Whatever it is I fell might be interesting, though provoking, and perhaps important, targeted at those 20 years younger than myself. Old enough to be receptive, and young enough for my thoughts to maybe have some relevance.
Tears were running down my cheeks. Serious, vision-blurring tears. Which was probably a bad thing, since I was driving at the time, and my path included at least one school zone.
It was probably around 2001 or 2002, and I was on my way from my home to that of my parents. My mom had just called with some situation that my dad, who had alzheimer’s, had likely gotten himself into. It was a crisis of some sort — small or large — but the severity of each had been increasing over time.
I’d be in tears again on the return trip home. It’s hard to drive that same road today and not remember.
Dealing with my parents as they aged, being the designated on-call crisis manager, was incredibly stressful. But it was also incredibly educational.
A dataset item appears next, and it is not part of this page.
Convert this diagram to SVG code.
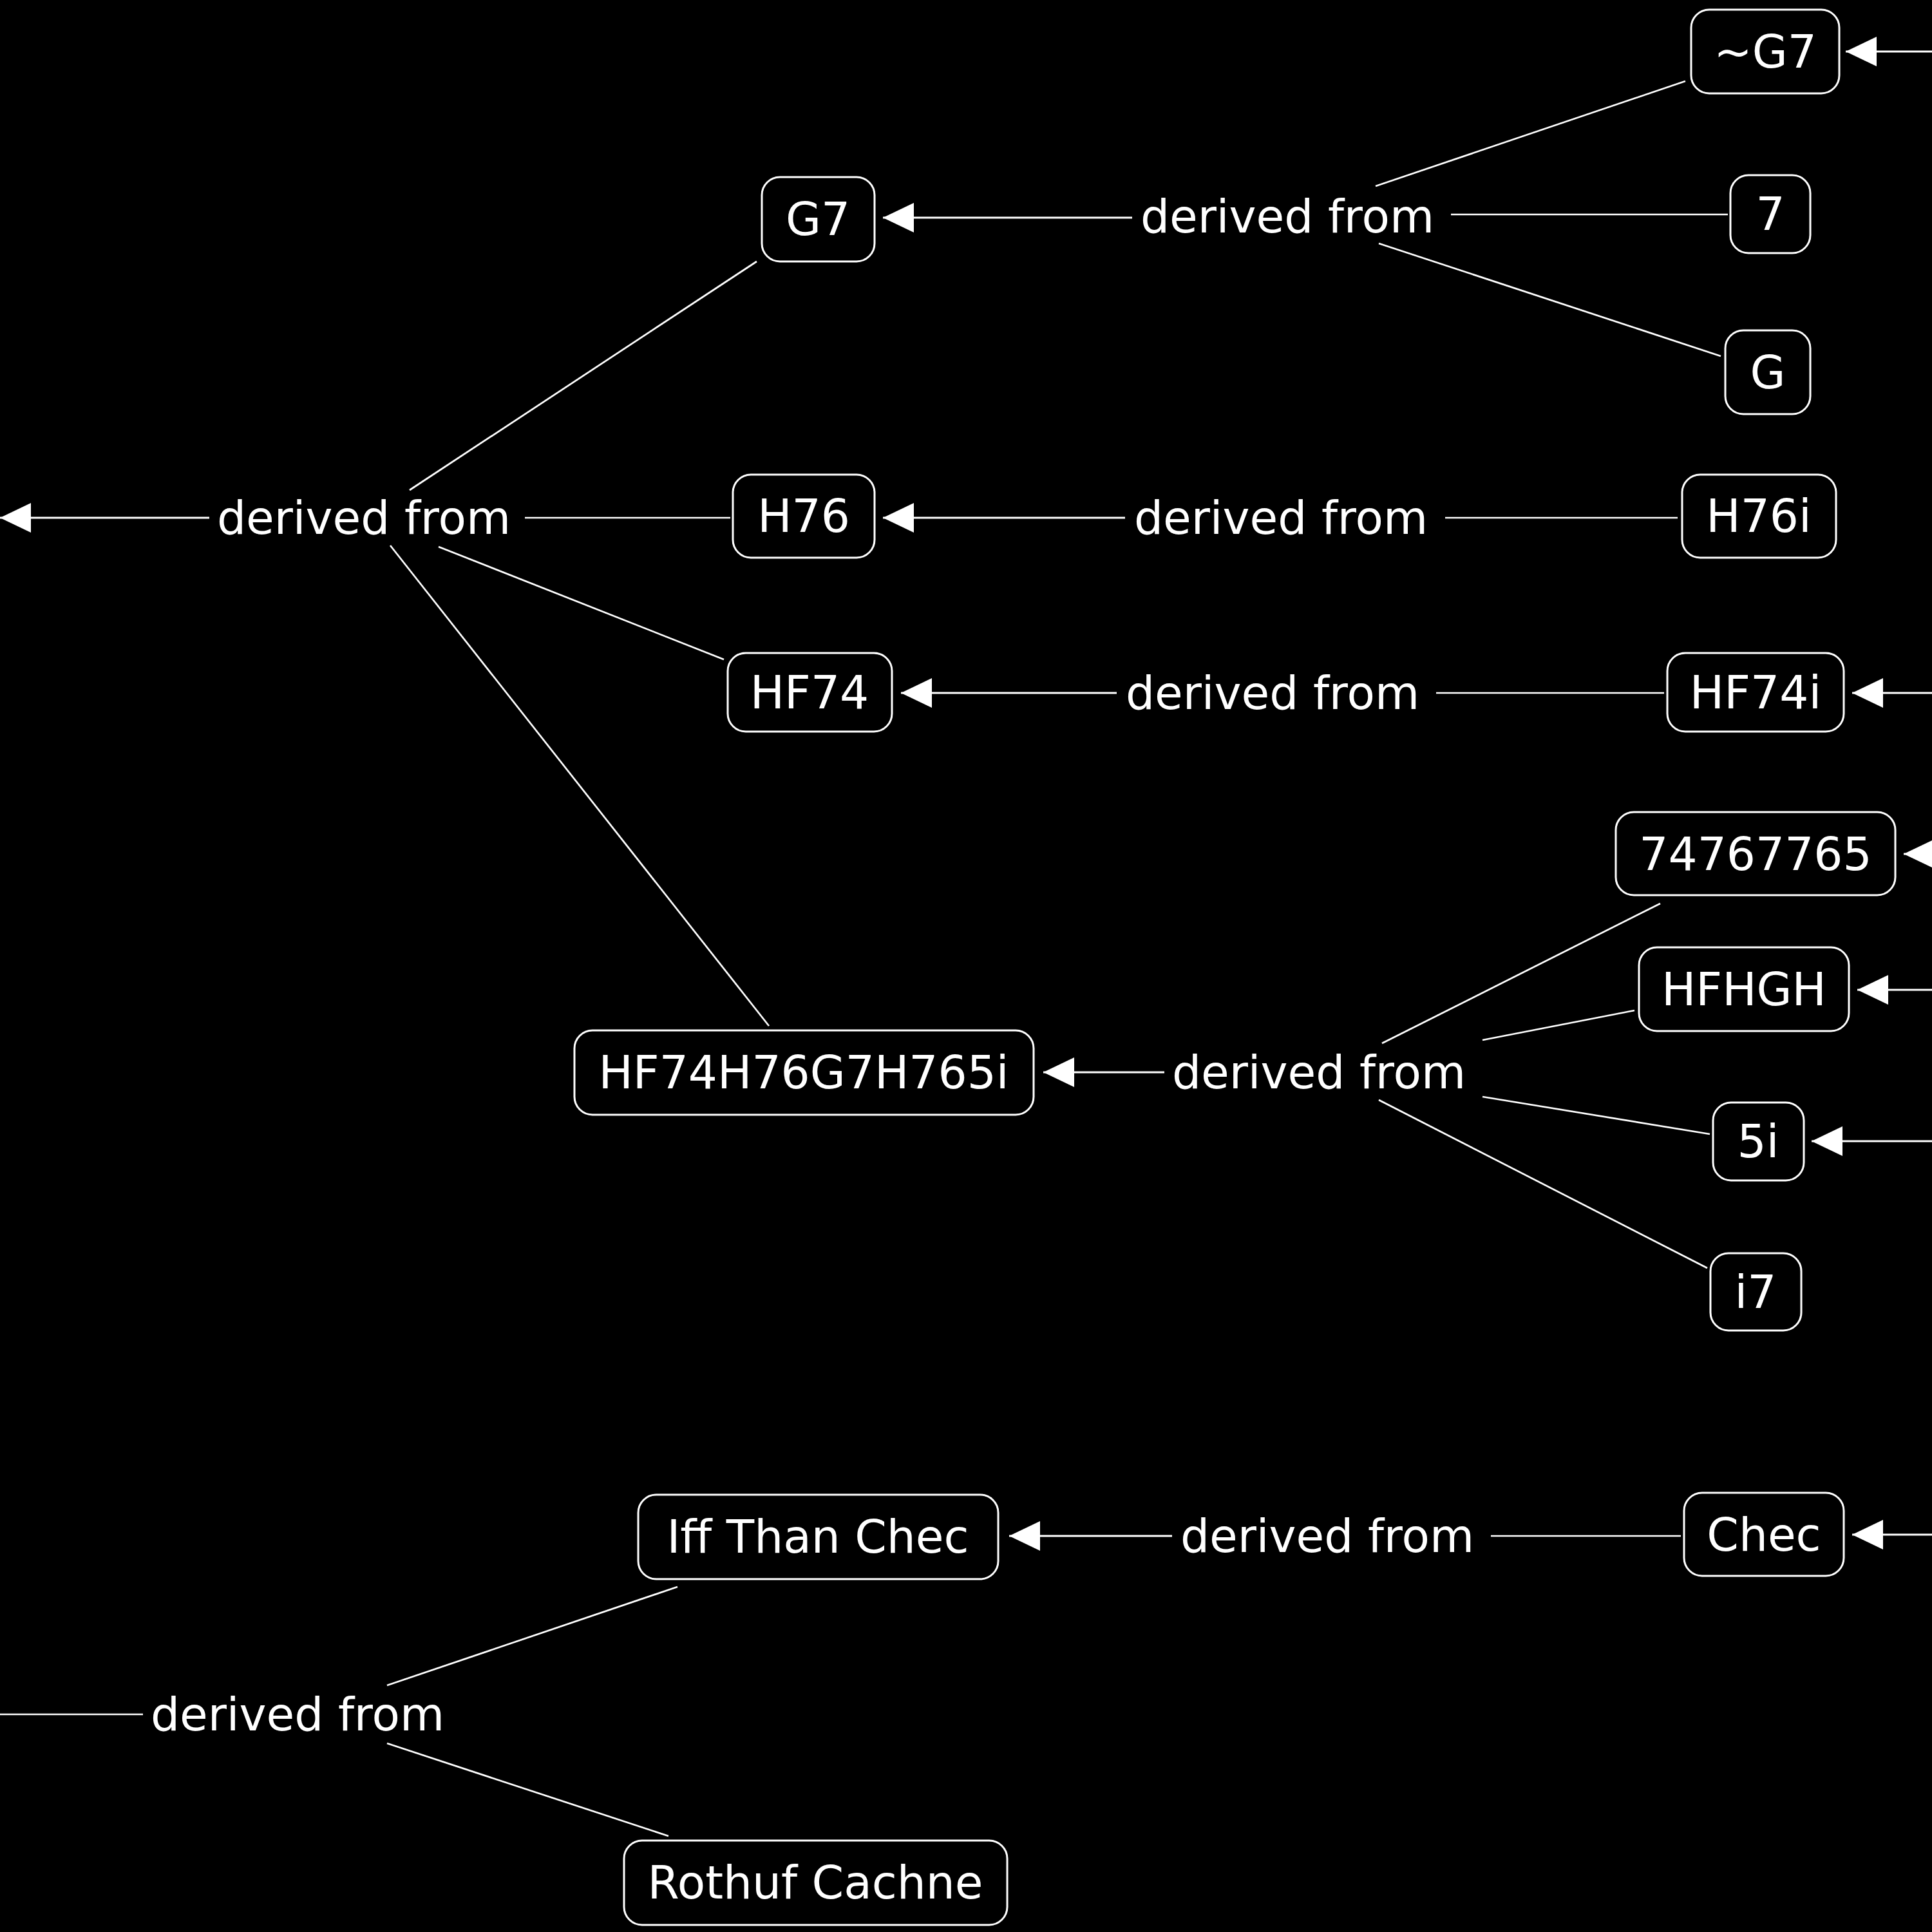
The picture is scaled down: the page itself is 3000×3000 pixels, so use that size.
<svg xmlns="http://www.w3.org/2000/svg" width="3000" height="3000" viewBox="0 0 3000 3000">
<defs>
<style>
.node rect{fill:#000;stroke:#fff;stroke-width:3}
text{font-family:"DejaVu Sans","Verdana",sans-serif;font-size:71px;fill:#fff;text-anchor:middle}
.edges line{stroke:#fff;stroke-width:2.7;fill:none}
.edges line.arr{stroke-width:3;marker-end:url(#ah)}
</style>
<marker id="ah" viewBox="0 0 48 46" refX="48" refY="23" markerWidth="48" markerHeight="46" markerUnits="userSpaceOnUse" orient="auto">
<path d="M0,0 L48,23 L0,46 Z" fill="#fff"/>
</marker>
</defs>
<rect x="0" y="0" width="3000" height="3000" fill="#000"/>
<g class="edges" id="connectors">
<line class="arr" x1="1758" y1="338" x2="1371" y2="338"/>
<line x1="2617" y1="126" x2="2136" y2="289"/>
<line x1="2683" y1="333" x2="2253" y2="333"/>
<line x1="2672" y1="553" x2="2141" y2="378"/>
<line class="arr" x1="3000" y1="80" x2="2866" y2="80"/>
<line class="arr" x1="325" y1="804" x2="0" y2="804"/>
<line x1="1175" y1="406" x2="636" y2="761"/>
<line x1="1134" y1="804" x2="815" y2="804"/>
<line x1="1124" y1="1024" x2="681" y2="849"/>
<line x1="1194" y1="1593" x2="606" y2="847"/>
<line class="arr" x1="1747" y1="804" x2="1371" y2="804"/>
<line x1="2605" y1="804" x2="2244" y2="804"/>
<line class="arr" x1="1734" y1="1076" x2="1399" y2="1076"/>
<line x1="2584" y1="1076" x2="2230" y2="1076"/>
<line class="arr" x1="3000" y1="1076" x2="2876" y2="1076"/>
<line class="arr" x1="1808" y1="1665" x2="1620" y2="1665"/>
<line x1="2578" y1="1403" x2="2146" y2="1620"/>
<line x1="2538" y1="1569" x2="2302" y2="1615"/>
<line x1="2655" y1="1761" x2="2302" y2="1703"/>
<line x1="2651" y1="1969" x2="2141" y2="1708"/>
<line class="arr" x1="3040" y1="1326" x2="2956" y2="1326"/>
<line class="arr" x1="3000" y1="1537" x2="2884" y2="1537"/>
<line class="arr" x1="3000" y1="1772" x2="2813" y2="1772"/>
<line class="arr" x1="1820" y1="2385" x2="1567" y2="2385"/>
<line x1="2610" y1="2385" x2="2315" y2="2385"/>
<line class="arr" x1="3000" y1="2383" x2="2876" y2="2383"/>
<line x1="1052" y1="2464" x2="601" y2="2617"/>
<line x1="1038" y1="2851" x2="601" y2="2707"/>
<line x1="222" y1="2662" x2="0" y2="2662"/>
</g>
<g id="labels">
<text x="1999" y="361">derived from</text>
<text x="565" y="829">derived from</text>
<text x="1989" y="829">derived from</text>
<text x="1976" y="1101">derived from</text>
<text x="2048" y="1690">derived from</text>
<text x="2061" y="2410">derived from</text>
<text x="462" y="2687">derived from</text>
</g>
<g class="node" id="n_nG7"><rect x="2626" y="15" width="230" height="130" rx="28"/><text x="2741" y="105">~G7</text></g>
<g class="node" id="n_7"><rect x="2687" y="272" width="124" height="121" rx="28"/><text x="2749" y="357">7</text></g>
<g class="node" id="n_G"><rect x="2679" y="513" width="132" height="130" rx="28"/><text x="2745" y="603">G</text></g>
<g class="node" id="n_G7"><rect x="1183" y="275" width="175" height="131" rx="28"/><text x="1270" y="365">G7</text></g>
<g class="node" id="n_H76"><rect x="1138" y="737" width="220" height="129" rx="28"/><text x="1248" y="826">H76</text></g>
<g class="node" id="n_H76i"><rect x="2612" y="737" width="239" height="129" rx="28"/><text x="2731" y="826">H76i</text></g>
<g class="node" id="n_HF74"><rect x="1130" y="1014" width="255" height="122" rx="28"/><text x="1257" y="1100">HF74</text></g>
<g class="node" id="n_HF74i"><rect x="2589" y="1014" width="274" height="122" rx="28"/><text x="2726" y="1100">HF74i</text></g>
<g class="node" id="n_74767765"><rect x="2509" y="1261" width="434" height="129" rx="28"/><text x="2726" y="1351">74767765</text></g>
<g class="node" id="n_HFHGH"><rect x="2545" y="1471" width="326" height="130" rx="28"/><text x="2708" y="1561">HFHGH</text></g>
<g class="node" id="n_HF74H76G7H765i"><rect x="892" y="1600" width="713" height="131" rx="28"/><text x="1248" y="1690">HF74H76G7H765i</text></g>
<g class="node" id="n_5i"><rect x="2660" y="1712" width="141" height="121" rx="28"/><text x="2730" y="1797">5i</text></g>
<g class="node" id="n_i7"><rect x="2656" y="1946" width="141" height="120" rx="28"/><text x="2726" y="2031">i7</text></g>
<g class="node" id="n_IffThanChec"><rect x="991" y="2321" width="559" height="131" rx="28"/><text x="1270" y="2411">Iff Than Chec</text></g>
<g class="node" id="n_Chec"><rect x="2615" y="2318" width="248" height="129" rx="28"/><text x="2739" y="2408">Chec</text></g>
<g class="node" id="n_RothufCachne"><rect x="969" y="2858" width="595" height="131" rx="28"/><text x="1266" y="2948">Rothuf Cachne</text></g>
</svg>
I learned a lot about myself, and life, in those tumultuous days.
At some point on our path the question changes from “What do you want to be when you grow up?” to “Where do you see yourself in five years?”
Same question, different words.
I could never answer either of them. Oh, I’d come up with something — “astronaut”, “lead engineer”, that kind of thing — but it was never a reflection of my true desires or goals. I had no idea what those were.
I’ve never really had life goals, and it’s worked out just fine.
Once you reach a certain age it’s natural to want to share experience, lessons learned, and advice with those younger than yourself. I’m no exception.
I also realize how frustrating it is to have someone older tell you what you should be doing, thinking, or valuing. Experience based lessons or not, it’s just annoying, and presumptuous if you’ve not asked for the advice.